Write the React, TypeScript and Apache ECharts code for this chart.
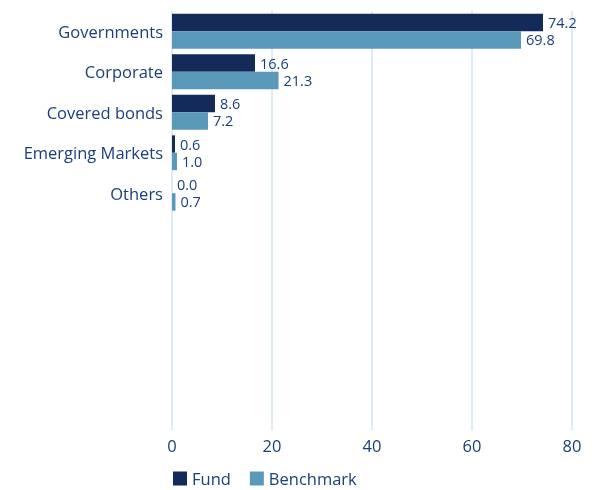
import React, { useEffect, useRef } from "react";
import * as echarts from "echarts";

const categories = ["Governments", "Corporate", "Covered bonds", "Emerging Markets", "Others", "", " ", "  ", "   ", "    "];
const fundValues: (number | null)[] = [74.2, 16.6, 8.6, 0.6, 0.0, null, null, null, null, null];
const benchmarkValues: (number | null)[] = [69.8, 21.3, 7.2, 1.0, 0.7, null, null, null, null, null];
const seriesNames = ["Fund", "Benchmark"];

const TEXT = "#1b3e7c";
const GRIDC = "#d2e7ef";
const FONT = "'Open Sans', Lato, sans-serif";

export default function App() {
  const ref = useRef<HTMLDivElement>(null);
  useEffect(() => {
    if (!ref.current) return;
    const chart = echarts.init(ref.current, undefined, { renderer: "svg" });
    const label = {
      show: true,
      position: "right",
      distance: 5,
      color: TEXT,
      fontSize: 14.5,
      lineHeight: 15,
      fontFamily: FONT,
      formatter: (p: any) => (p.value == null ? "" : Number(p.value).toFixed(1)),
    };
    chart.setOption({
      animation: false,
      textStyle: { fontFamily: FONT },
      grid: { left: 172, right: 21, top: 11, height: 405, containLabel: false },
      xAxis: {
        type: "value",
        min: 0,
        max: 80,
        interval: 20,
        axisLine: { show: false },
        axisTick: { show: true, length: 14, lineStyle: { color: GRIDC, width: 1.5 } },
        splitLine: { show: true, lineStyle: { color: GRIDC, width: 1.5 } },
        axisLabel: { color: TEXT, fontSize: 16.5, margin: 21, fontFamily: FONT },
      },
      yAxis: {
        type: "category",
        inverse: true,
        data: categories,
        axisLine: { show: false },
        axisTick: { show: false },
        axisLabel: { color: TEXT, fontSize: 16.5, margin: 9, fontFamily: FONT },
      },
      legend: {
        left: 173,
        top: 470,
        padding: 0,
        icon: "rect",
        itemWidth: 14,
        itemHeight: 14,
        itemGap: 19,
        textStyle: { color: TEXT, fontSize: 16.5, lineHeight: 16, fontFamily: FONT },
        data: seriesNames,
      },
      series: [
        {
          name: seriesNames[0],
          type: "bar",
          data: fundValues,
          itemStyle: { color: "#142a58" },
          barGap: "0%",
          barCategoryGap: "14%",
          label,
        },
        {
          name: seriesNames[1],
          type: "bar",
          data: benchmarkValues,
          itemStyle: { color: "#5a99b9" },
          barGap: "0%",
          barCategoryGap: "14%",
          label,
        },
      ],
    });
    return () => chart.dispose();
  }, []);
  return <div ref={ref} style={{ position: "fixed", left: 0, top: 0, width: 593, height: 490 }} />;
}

+---+

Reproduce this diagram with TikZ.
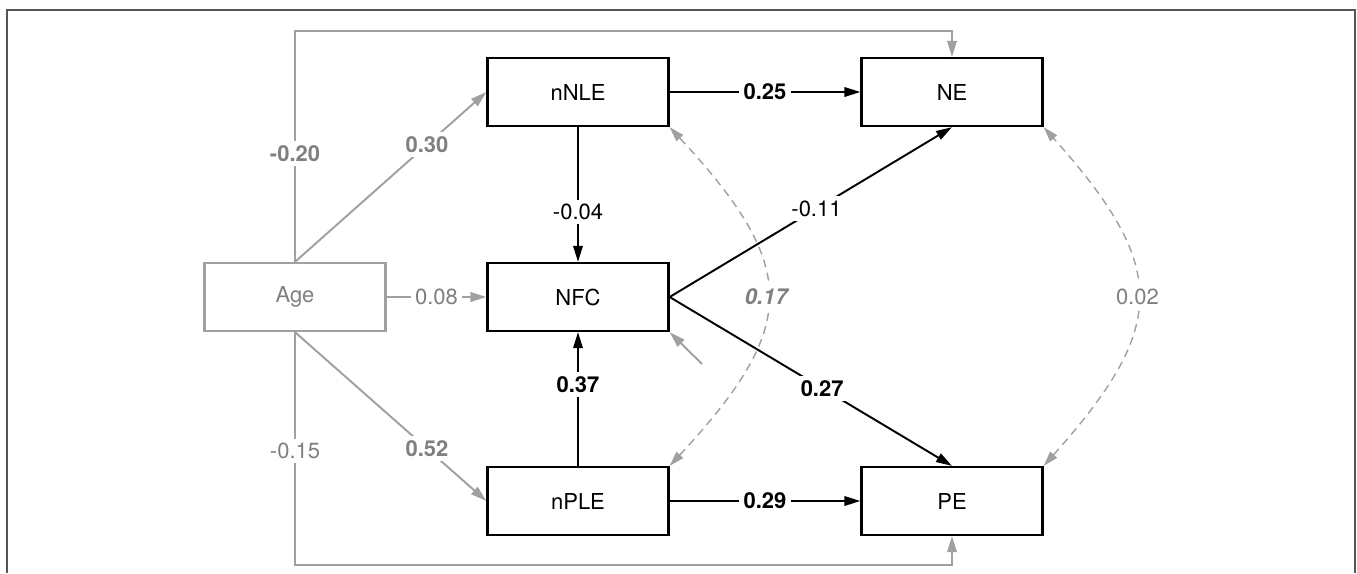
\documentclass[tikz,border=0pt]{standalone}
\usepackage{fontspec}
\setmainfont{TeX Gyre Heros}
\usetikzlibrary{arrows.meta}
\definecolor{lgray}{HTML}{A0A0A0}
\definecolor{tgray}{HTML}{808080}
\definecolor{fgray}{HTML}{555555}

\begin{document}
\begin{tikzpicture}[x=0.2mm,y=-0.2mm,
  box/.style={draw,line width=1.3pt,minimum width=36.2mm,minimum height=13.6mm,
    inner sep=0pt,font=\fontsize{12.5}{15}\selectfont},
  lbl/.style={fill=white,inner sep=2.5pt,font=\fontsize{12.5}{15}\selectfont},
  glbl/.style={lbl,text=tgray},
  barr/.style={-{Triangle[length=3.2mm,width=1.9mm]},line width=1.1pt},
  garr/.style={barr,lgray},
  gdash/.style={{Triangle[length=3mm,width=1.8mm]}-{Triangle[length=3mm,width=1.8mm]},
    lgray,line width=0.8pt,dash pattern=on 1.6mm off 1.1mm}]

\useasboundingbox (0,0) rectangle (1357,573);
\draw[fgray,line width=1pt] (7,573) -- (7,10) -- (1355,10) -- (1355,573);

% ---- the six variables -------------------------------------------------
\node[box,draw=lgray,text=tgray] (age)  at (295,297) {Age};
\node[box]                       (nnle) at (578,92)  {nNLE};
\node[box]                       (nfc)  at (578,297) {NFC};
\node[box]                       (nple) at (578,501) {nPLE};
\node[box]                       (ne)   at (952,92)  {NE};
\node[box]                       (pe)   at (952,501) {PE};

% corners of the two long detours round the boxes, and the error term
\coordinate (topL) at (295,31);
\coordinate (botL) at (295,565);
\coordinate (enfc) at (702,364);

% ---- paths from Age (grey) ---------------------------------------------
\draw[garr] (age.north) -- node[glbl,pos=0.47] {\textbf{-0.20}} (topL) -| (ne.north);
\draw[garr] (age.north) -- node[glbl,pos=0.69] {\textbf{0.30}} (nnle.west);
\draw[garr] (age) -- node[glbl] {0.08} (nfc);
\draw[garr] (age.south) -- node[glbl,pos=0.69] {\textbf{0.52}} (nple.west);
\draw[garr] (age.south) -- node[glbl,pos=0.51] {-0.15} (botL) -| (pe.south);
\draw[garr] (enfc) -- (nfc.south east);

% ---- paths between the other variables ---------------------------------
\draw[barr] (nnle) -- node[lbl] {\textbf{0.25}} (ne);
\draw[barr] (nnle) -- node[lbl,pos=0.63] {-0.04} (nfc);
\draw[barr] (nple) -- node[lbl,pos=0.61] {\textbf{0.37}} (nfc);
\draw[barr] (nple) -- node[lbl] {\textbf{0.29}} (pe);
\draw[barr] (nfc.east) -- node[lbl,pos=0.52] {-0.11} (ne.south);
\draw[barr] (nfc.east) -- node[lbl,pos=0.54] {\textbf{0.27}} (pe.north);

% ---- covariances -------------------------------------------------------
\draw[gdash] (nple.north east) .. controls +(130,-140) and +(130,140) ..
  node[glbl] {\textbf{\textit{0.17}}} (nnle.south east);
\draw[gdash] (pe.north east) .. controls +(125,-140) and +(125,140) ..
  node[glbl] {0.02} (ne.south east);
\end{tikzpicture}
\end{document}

+---+

→ **What this task involves**
From the records above, quote word for word only the lines beginning at the line that has "Write the React, TypeScript" and stopping after the line that has "import * as". Omit the pictures.

→ **Solution below**
Write the React, TypeScript and Apache ECharts code for this chart.
import React, { useEffect, useRef } from "react";
import * as echarts from "echarts";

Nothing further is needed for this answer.